Toundoute sous la neige par Abderrazak Bnchaâbane

Les femmes, dans leurs étoffes chatoyantes et des bijoux étincelants, dansaient exécutant des figures chorégraphiques d’un haut niveau esthétique. Leurs corps se libèrent et épousent les vibrations d’un temps immémorial. C’est à cet instant, où l’ahwach est en plein accélération, là où il fallait faire le plus d’attention pour ne pas le faire tomber, que Lalla Nejma se dégageait avec un bol de terre, plein de clous de girofle moulus, à la main. Tout en continuant sa danse extatique, elle en mettait des pincées sur le creux des crânes rasés, non couverts par les turbans des joueurs. Ce qui les excitait et les encourageaient à continuer de jouer encore et de plus belle. Sur les terrasses qui dominent la place, d’autres femmes, aux belles parures, savouraient le thé à la menthe fraîche en grignotant les nouvelles amandes. Tintement de verres de cristal, indiscrétions chuchotées et rires étouffés ponctuaient chaque Afous. Evoquaient-elles Lalla Nejma, ses gris-gris, son parfum et ses extravagance ? Certainement.

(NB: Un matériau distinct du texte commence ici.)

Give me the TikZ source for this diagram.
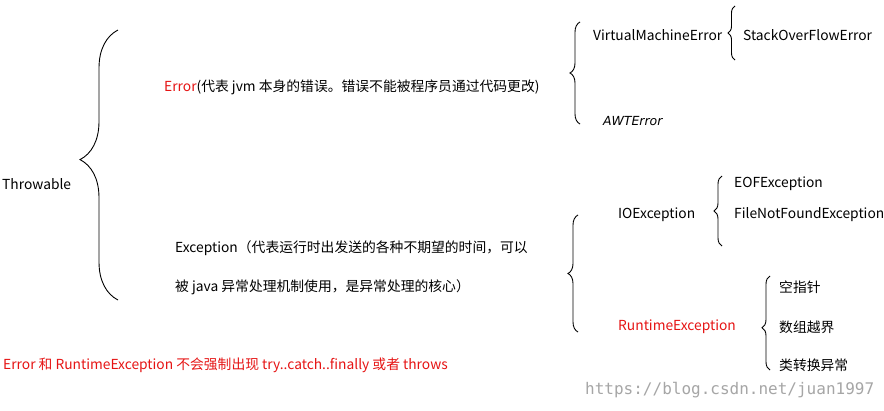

Un geste de grâce du bras levé du soliste et le tout est ponctué par un ahayyou final et un dernier coup sur les tambourins, collectif et conclusif. Poésie, musique et chorégraphie. Un spectacle total et un moment de jubilation inoubliable. L’assistance avait à peine perçue le passage d’une séquence à l’une autre. Nous venions d’assister à un Afous réussi. Les équipes se relayaient et la fête pouvait continuera jusqu’à l’aube.